Ramaswamy, a prominent critic of environmental, social, governance (ESG) investing, argued that social media companies shouldn't police hate speech.
"The way you treat the misinformation point is different from the way you treat the category of hate speech. I think you can't have hate speech as a category because all opinions are allowed," he said.
"I will acknowledge that operating Twitter as a free speech platform is not an easy thing to do, because a social media company cannot function without some level of content moderation" Ramaswamy continued" "Literally, the things that would fill your feed would be things like spam, porn, things that most people do not want to see on their feeds."
Ramaswamy said the aforementioned examples should be removed from social media, but outside that other categories such as hate speech should not be removed from the platform. In fact, he argued for abolishing hate speech as an enforceable category.
He argued that while he finds hate speech repulsive, the solution to hate speech is to address it in an open forum and debate against it rather than suppressing it and allowing it to fester.

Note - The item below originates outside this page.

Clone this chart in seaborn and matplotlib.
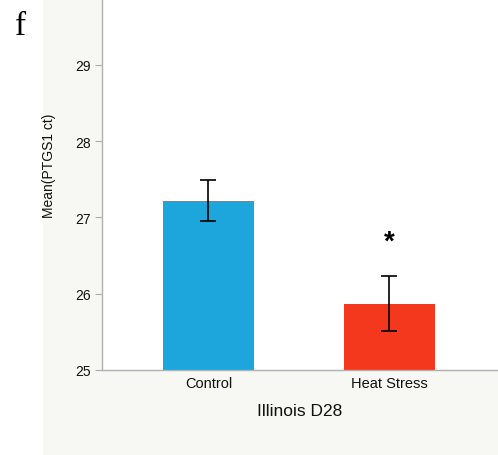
import matplotlib
matplotlib.use("Agg")
import matplotlib.pyplot as plt
import seaborn as sns
import pandas as pd
from matplotlib.patches import Rectangle

groups = ["Control", "Heat Stress"]
means = [27.22, 25.87]
errors = [0.27, 0.36]
colors = ["#1ca6dc", "#f3381e"]
ytick_vals = [25, 26, 27, 28, 29]
group_title = "Illinois D28"
ylabel = "Mean(PTGS1 ct)"
star_group = "Heat Stress"
star_y = 26.72

sns.set_style("white")
plt.rcParams['font.family'] = ['Liberation Sans', 'DejaVu Sans']
plt.rcParams['text.color'] = '#111111'
plt.rcParams['axes.labelcolor'] = '#111111'
plt.rcParams['xtick.color'] = '#111111'
plt.rcParams['ytick.color'] = '#111111'

df = pd.DataFrame({"group": groups, "mean": means})

fig = plt.figure(figsize=(4.98, 4.56), dpi=100)
fig.patch.set_facecolor("white")
bg = Rectangle((43 / 498, 0), 1 - 43 / 498, 1, transform=fig.transFigure,
               facecolor="#f7f7f3", edgecolor="none", zorder=-10)
fig.patches.append(bg)

ax = fig.add_axes([102 / 498, 85 / 456, 1 - 102 / 498, 371 / 456])
ax.set_zorder(1)
ax.set_facecolor("white")
sns.barplot(data=df, x="group", y="mean", hue="group", palette=colors,
            width=0.503, legend=False, ax=ax, errorbar=None, saturation=1,
            linewidth=0)
ax.errorbar(range(len(groups)), means, yerr=errors, fmt="none",
            ecolor="black", elinewidth=1.2, capsize=5.5, capthick=1.2)
ax.text(groups.index(star_group), star_y, "*", ha="center", va="center_baseline",
        fontsize=20, fontweight="bold", color="black", family="Liberation Sans")

ax.set_ylim(25, 29.865)
ax.set_xlim(-0.588, 1.6)
ax.set_yticks(ytick_vals)
ax.set_yticklabels([str(v) for v in ytick_vals])
ax.tick_params(axis="y", length=5, color="#aaaaaa", labelcolor="#111111",
               labelsize=10, pad=3, left=True)
ax.tick_params(axis="x", length=0, labelsize=10.5, pad=4, labelcolor="#111111")
ax.set_xlabel(group_title, fontsize=12.5, labelpad=10)
ax.set_ylabel(ylabel, fontsize=10)
ax.yaxis.set_label_coords(-0.116, 0.554)
for s in ["top", "right"]:
    ax.spines[s].set_visible(False)
for s in ["left", "bottom"]:
    ax.spines[s].set_color("#b0b0b0")
    ax.spines[s].set_linewidth(1.0)

fig.text(15 / 498, 1 - 27 / 456, "f", fontsize=24, family="Liberation Serif",
         ha="left", va="center", color="black")

fig.savefig("out.png", dpi=100)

"This is not a unique question at this point in American history. I think that takes some of the pressure off this conversation. The question then for the house is, do the Nazis get to march in Skokie or not?" Ramaswamy asked. "This is a cardinal case in constitutional law. We learned it in the first semester, in the first year of law school, and it's a debate then as it is today."
National Socialist Party of America v. Village of Skokie, 432 U.S. 43 (1977), was a landmark Supreme Court decision that established that a neo-Nazi group had the right to hold a rally in a predominantly Jewish neighborhood. While the ACLU, which represented the neo-Nazi group, and the Justices themselves expressed opposition to Nazis' rhetoric, the Court ruled that they still had the right to express their views, no matter how repugnant.
Ramaswamy said people need to "condemn heinous speech," not censor it.
"Free speech is not intended for the speech we love, it is intended for the speech that we do not love. Without it, it's not a free speech country," Ramaswamy said.